Estavam em causa mais de 2,4 milhões de euros de impostos em falta (mais cerca de 500 mil euros em juros de mora) que o Fisco tinha liquidado adicionalmente a uma empresa de José Veiga. O antigo empresário de jogadores de futebol impugnou judicialmente essa decisão da administração tributária e ganhou em primeira instância. Contudo, a fazenda pública recorreu em outubro de 2012 para segunda instância mas o processo pouco se mexeu.
Em 2015, José Veiga queria entrar na banca nacional, como o Observador noticiou na altura. Com os bolsos carregados de petrodólares do Congo Brazzaville, facilmente conseguiu participação minoritária no Banco Carregosa mas, mais importante do que isso, queria comprar o Banco Internacional de Cabo Verde (BICV) ao Novo Banco. Na prática, Veiga já era o dono do banco pois detinha mais de 70% dos depósitos daquele banco onde as suas empresas congolesas tinham contas bancárias. Mas para comprar o BICV precisava de autorização e de uma declaração de idoneidade do Banco de Portugal — que nunca seria emitida enquanto decorresse aquele problema tributário. Daí a pressão sobre Rui Rangel para lhe resolver o problema.
MP diz que venda do ex-BES de Cabo Verde a Veiga é ilegal e Banco de Portugal anula contrato
Segundo o MP, Rui Rangel chegou a prometer-lhe que o “processo estaria resolvido” até ao final de 2015.
Diz o MP que Rui Rangel “visava obter novas vantagens pecuniárias provindas de José Veiga, nomeadamente o seu apoio financeiro na próxima campanha à presidência do Benfica e, nesta concreta ocasião, o apoio de Veiga junto de Luís Filipe Vieira que havia prometido a Rui Rangel um lugar na presidência da Assembleia Geral do Benfica, após uma aproximação recente entre os dois”.

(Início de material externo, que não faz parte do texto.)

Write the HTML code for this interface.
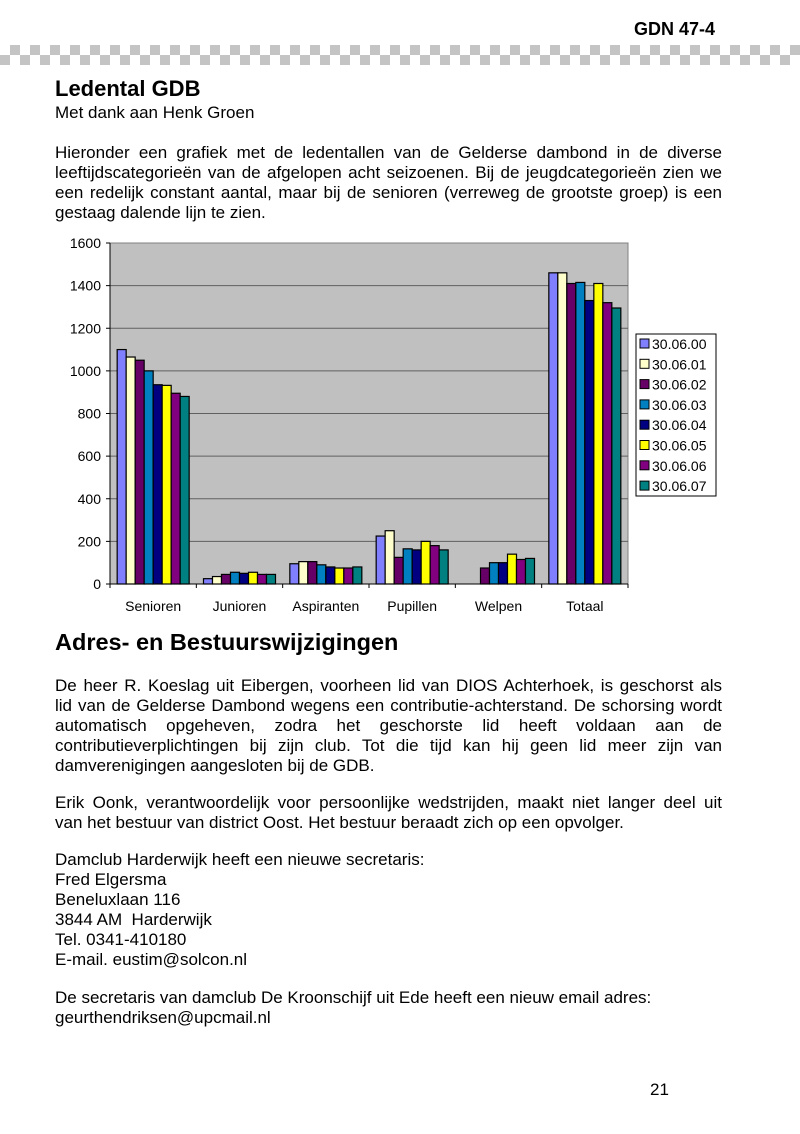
<!DOCTYPE html>
<html><head><meta charset="utf-8">
<style>
body{margin:0;background:#fff;}
#page{position:relative;width:800px;height:1134px;overflow:hidden;font-family:"Liberation Sans",Arial,sans-serif;color:#000;}
.l{position:absolute;left:55px;width:667px;font-size:17px;line-height:20px;white-space:nowrap;}
.j{text-align:justify;text-align-last:justify;}
h1,h2{position:absolute;left:55px;margin:0;font-weight:bold;}
#checker{position:absolute;left:0;top:45px;width:800px;height:20px;
background-image:linear-gradient(45deg,#c4c4c4 25%,transparent 25%,transparent 75%,#c4c4c4 75%),linear-gradient(45deg,#c4c4c4 25%,transparent 25%,transparent 75%,#c4c4c4 75%);
background-size:20px 20px;background-position:0 0,10px 10px;}
</style></head>
<body><div id="page">
<div style="position:absolute;left:634px;top:19px;font-weight:bold;font-size:18px;">GDN 47-4</div>
<div id="checker"></div>
<h1 style="top:76px;font-size:22px;">Ledental GDB</h1>
<div class="l" style="top:103px">Met dank aan Henk Groen</div>
<div class="l j" style="top:143px">Hieronder een grafiek met de ledentallen van de Gelderse dambond in de diverse</div>
<div class="l j" style="top:163px">leeftijdscategorieën van de afgelopen acht seizoenen. Bij de jeugdcategorieën zien we</div>
<div class="l j" style="top:183px">een redelijk constant aantal, maar bij de senioren (verreweg de grootste groep) is een</div>
<div class="l" style="top:203px">gestaag dalende lijn te zien.</div>

<svg id="chart" style="position:absolute;left:0;top:0" width="800" height="620"></svg>

<h2 style="top:629px;font-size:23.5px;">Adres- en Bestuurswijzigingen</h2>
<div class="l j" style="top:676px">De heer R. Koeslag uit Eibergen, voorheen lid van DIOS Achterhoek, is geschorst als</div>
<div class="l j" style="top:696px">lid van de Gelderse Dambond wegens een contributie-achterstand. De schorsing wordt</div>
<div class="l j" style="top:716px">automatisch opgeheven, zodra het geschorste lid heeft voldaan aan de</div>
<div class="l j" style="top:736px">contributieverplichtingen bij zijn club. Tot die tijd kan hij geen lid meer zijn van</div>
<div class="l" style="top:756px">damverenigingen aangesloten bij de GDB.</div>
<div class="l j" style="top:793px">Erik Oonk, verantwoordelijk voor persoonlijke wedstrijden, maakt niet langer deel uit</div>
<div class="l" style="top:813px">van het bestuur van district Oost. Het bestuur beraadt zich op een opvolger.</div>
<div class="l" style="top:850px">Damclub Harderwijk heeft een nieuwe secretaris:</div>
<div class="l" style="top:870px">Fred Elgersma</div>
<div class="l" style="top:890px">Beneluxlaan 116</div>
<div class="l" style="top:910px">3844 AM&nbsp; Harderwijk</div>
<div class="l" style="top:930px">Tel. 0341-410180</div>
<div class="l" style="top:950px">E-mail. eustim@solcon.nl</div>
<div class="l" style="top:988px">De secretaris van damclub De Kroonschijf uit Ede heeft een nieuw email adres:</div>
<div class="l" style="top:1008px">geurthendriksen@upcmail.nl</div>
<div style="position:absolute;left:650px;top:1080px;font-size:17px;">21</div>
</div>
<script>
const categories=["Senioren","Junioren","Aspiranten","Pupillen","Welpen","Totaal"];
const seriesNames=["30.06.00","30.06.01","30.06.02","30.06.03","30.06.04","30.06.05","30.06.06","30.06.07"];
const s00=[1100,25,95,225,0,1460];
const s01=[1065,35,105,250,0,1460];
const s02=[1050,45,105,125,75,1410];
const s03=[1000,55,90,165,100,1415];
const s04=[935,50,80,160,100,1330];
const s05=[932,55,75,200,140,1410];
const s06=[895,45,75,180,115,1320];
const s07=[880,45,80,160,120,1295];
const series=[s00,s01,s02,s03,s04,s05,s06,s07];
const colors=["#8080ff","#ffffcc","#660066","#0080c0","#000080","#ffff00","#800080","#008080"];
const yTicks=[0,200,400,600,800,1000,1200,1400,1600];

const svg=document.getElementById('chart');
const NS="http://www.w3.org/2000/svg";
const X0=110,X1=628,Y0=584,Y1=243,YMAX=1600;
const y=v=>Y0-(v/YMAX)*(Y0-Y1);
const cw=(X1-X0)/categories.length;
const bw=9;
const xBar=(c,s)=>X0+c*cw+(cw-bw*series.length)/2+s*bw;
function mk(tag,a,p){const e=document.createElementNS(NS,tag);for(const k in a)e.setAttribute(k,a[k]);(p||svg).appendChild(e);return e;}

let r=mk('rect',{x:X0,y:Y1,width:X1-X0,height:Y0-Y1,fill:'#c0c0c0',stroke:'#808080'});


yTicks.forEach(t=>{
  if(t>0&&t<YMAX){const g=mk('line',{x1:X0,x2:X1,y1:y(t),y2:y(t),stroke:'#606060','stroke-width':1});
  
  }
  mk('line',{x1:X0-4,x2:X0,y1:y(t),y2:y(t),stroke:'#000'});
  const tx=mk('text',{x:X0-9,y:y(t)+5,'text-anchor':'end','font-size':14,'font-family':'Liberation Sans,sans-serif'});
  tx.textContent=t;
  
  
});
mk('line',{x1:X0,x2:X0,y1:Y1,y2:Y0,stroke:'#000'});
mk('line',{x1:X0,x2:X1,y1:Y0,y2:Y0,stroke:'#000'});
categories.forEach((c,i)=>{
  mk('line',{x1:X0+i*cw,x2:X0+i*cw,y1:Y0,y2:Y0+4,stroke:'#000'});
  const tx=mk('text',{x:X0+(i+0.5)*cw,y:Y0+27,'text-anchor':'middle','font-size':14,'font-family':'Liberation Sans,sans-serif'});
  tx.textContent=c;
  
  
});
mk('line',{x1:X1,x2:X1,y1:Y0,y2:Y0+4,stroke:'#000'});
series.forEach((arr,s)=>{
  arr.forEach((v,c)=>{
    if(v<=0)return;
    const b=mk('rect',{x:xBar(c,s),y:y(v),width:bw,height:Y0-y(v),fill:colors[s],stroke:'#000','stroke-width':1.2});
    
    
  });
});
const lg=mk('g',{});


mk('rect',{x:636,y:334,width:80,height:162,fill:'#fff',stroke:'#000'},lg);
seriesNames.forEach((n,i)=>{
  const yy=344+i*20.3;
  const sw=mk('rect',{x:640,y:yy-5,width:9,height:9,fill:colors[i],stroke:'#000'},lg);
  
  
  const t=mk('text',{x:652,y:yy+5,'font-size':14,'font-family':'Liberation Sans,sans-serif'},lg);
  t.textContent=n;
  
  
});
</script>
</body></html>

Certo é que, além disso, entre 6 de agosto de 2012 e 25 de setembro de 2013, a conta de Bernardo Santos Martins (filho do alegado testa-de-ferro de Rangel) recebeu cerca de 250 mil euros das contas de José Veiga no BICV. Desse montante, cerca de 198 mil euros foram levantados em numerário (e depositados nas contas de Rangel, Fátima Galante, João Rangel e Rita Figueira) e o remanescente serviu para pagar despesas pessoais do ex-juiz desembargador, que foi expulso da magistratura em 2019.